Goal of the exercise:
Omit the images, then output each of the records below exactly.

Records with drawing code:
____________
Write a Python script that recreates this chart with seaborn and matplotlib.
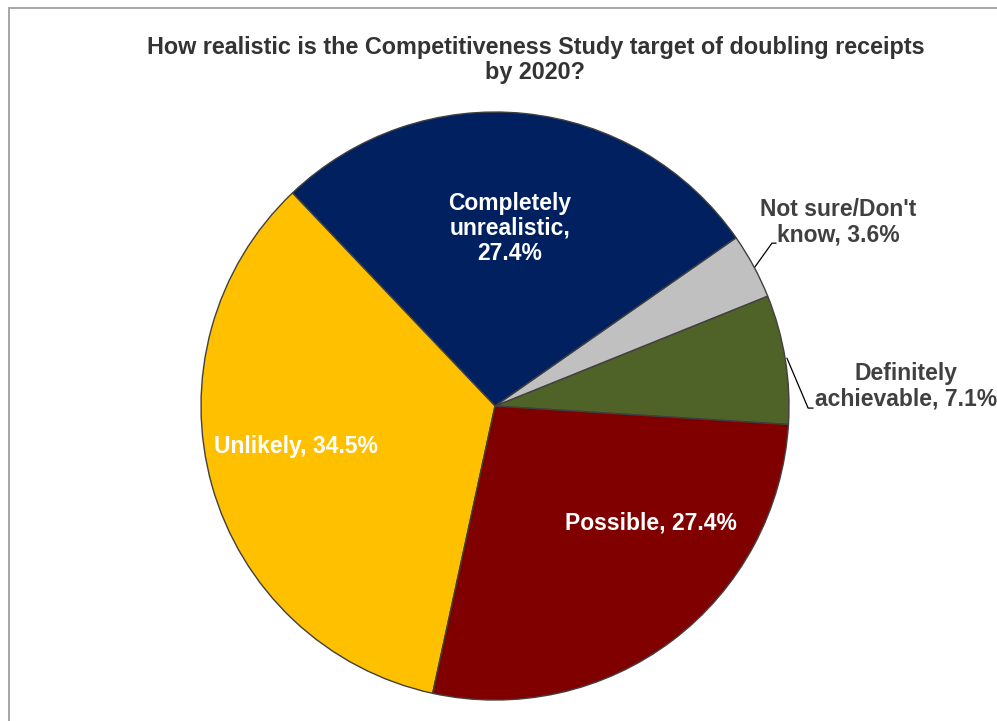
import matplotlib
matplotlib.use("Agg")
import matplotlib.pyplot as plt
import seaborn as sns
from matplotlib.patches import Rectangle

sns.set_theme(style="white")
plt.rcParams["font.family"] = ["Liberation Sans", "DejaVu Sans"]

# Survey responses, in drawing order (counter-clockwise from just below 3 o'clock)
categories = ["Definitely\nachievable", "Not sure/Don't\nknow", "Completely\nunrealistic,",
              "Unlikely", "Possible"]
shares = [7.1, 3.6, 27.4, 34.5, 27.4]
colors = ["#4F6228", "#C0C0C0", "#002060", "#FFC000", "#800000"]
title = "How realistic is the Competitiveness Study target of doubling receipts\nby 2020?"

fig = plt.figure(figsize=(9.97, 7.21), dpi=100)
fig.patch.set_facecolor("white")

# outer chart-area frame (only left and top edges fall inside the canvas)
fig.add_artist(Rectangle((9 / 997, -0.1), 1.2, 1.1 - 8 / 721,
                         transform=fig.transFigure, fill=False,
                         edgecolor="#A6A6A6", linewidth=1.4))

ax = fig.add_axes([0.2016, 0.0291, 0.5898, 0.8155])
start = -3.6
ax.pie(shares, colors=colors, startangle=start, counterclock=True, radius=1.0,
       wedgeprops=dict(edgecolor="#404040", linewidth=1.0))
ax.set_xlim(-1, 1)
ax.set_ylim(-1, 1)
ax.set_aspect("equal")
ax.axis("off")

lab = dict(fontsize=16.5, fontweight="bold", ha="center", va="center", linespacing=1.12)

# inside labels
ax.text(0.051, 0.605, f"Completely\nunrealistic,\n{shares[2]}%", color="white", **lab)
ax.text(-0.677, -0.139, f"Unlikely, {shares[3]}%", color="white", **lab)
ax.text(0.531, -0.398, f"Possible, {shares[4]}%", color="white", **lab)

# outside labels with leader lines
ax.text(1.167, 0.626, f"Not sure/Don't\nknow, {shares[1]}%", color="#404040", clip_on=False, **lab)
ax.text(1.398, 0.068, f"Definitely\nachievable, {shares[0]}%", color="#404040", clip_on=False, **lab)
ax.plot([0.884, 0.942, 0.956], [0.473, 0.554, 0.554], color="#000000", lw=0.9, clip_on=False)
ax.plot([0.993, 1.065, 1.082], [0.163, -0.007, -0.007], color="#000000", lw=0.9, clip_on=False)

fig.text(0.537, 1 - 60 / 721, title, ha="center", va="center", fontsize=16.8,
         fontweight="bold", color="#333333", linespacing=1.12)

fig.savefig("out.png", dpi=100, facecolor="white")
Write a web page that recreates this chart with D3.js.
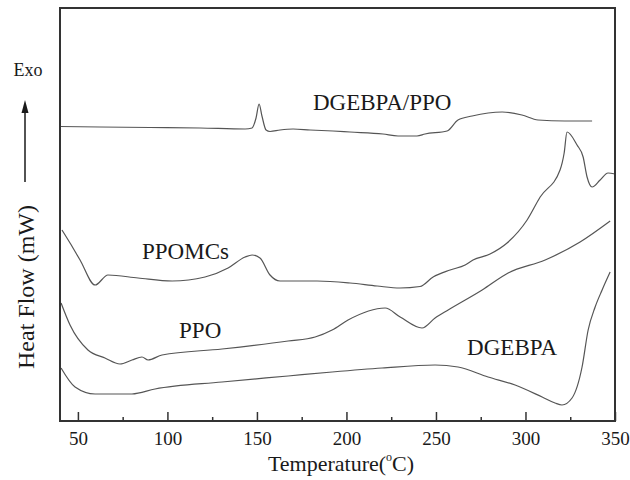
____________
Problem solution:
Write a Python script that recreates this chart with seaborn and matplotlib.
import matplotlib
matplotlib.use("Agg")
import matplotlib.pyplot as plt
import seaborn as sns
from matplotlib.patches import Rectangle

sns.set_theme(style="white")
plt.rcParams["font.family"] = ["Liberation Sans", "DejaVu Sans"]

# Survey responses, in drawing order (counter-clockwise from just below 3 o'clock)
categories = ["Definitely\nachievable", "Not sure/Don't\nknow", "Completely\nunrealistic,",
              "Unlikely", "Possible"]
shares = [7.1, 3.6, 27.4, 34.5, 27.4]
colors = ["#4F6228", "#C0C0C0", "#002060", "#FFC000", "#800000"]
title = "How realistic is the Competitiveness Study target of doubling receipts\nby 2020?"

fig = plt.figure(figsize=(9.97, 7.21), dpi=100)
fig.patch.set_facecolor("white")

# outer chart-area frame (only left and top edges fall inside the canvas)
fig.add_artist(Rectangle((9 / 997, -0.1), 1.2, 1.1 - 8 / 721,
                         transform=fig.transFigure, fill=False,
                         edgecolor="#A6A6A6", linewidth=1.4))

ax = fig.add_axes([0.2016, 0.0291, 0.5898, 0.8155])
start = -3.6
ax.pie(shares, colors=colors, startangle=start, counterclock=True, radius=1.0,
       wedgeprops=dict(edgecolor="#404040", linewidth=1.0))
ax.set_xlim(-1, 1)
ax.set_ylim(-1, 1)
ax.set_aspect("equal")
ax.axis("off")

lab = dict(fontsize=16.5, fontweight="bold", ha="center", va="center", linespacing=1.12)

# inside labels
ax.text(0.051, 0.605, f"Completely\nunrealistic,\n{shares[2]}%", color="white", **lab)
ax.text(-0.677, -0.139, f"Unlikely, {shares[3]}%", color="white", **lab)
ax.text(0.531, -0.398, f"Possible, {shares[4]}%", color="white", **lab)

# outside labels with leader lines
ax.text(1.167, 0.626, f"Not sure/Don't\nknow, {shares[1]}%", color="#404040", clip_on=False, **lab)
ax.text(1.398, 0.068, f"Definitely\nachievable, {shares[0]}%", color="#404040", clip_on=False, **lab)
ax.plot([0.884, 0.942, 0.956], [0.473, 0.554, 0.554], color="#000000", lw=0.9, clip_on=False)
ax.plot([0.993, 1.065, 1.082], [0.163, -0.007, -0.007], color="#000000", lw=0.9, clip_on=False)

fig.text(0.537, 1 - 60 / 721, title, ha="center", va="center", fontsize=16.8,
         fontweight="bold", color="#333333", linespacing=1.12)

fig.savefig("out.png", dpi=100, facecolor="white")
Write a web page that recreates this chart with D3.js.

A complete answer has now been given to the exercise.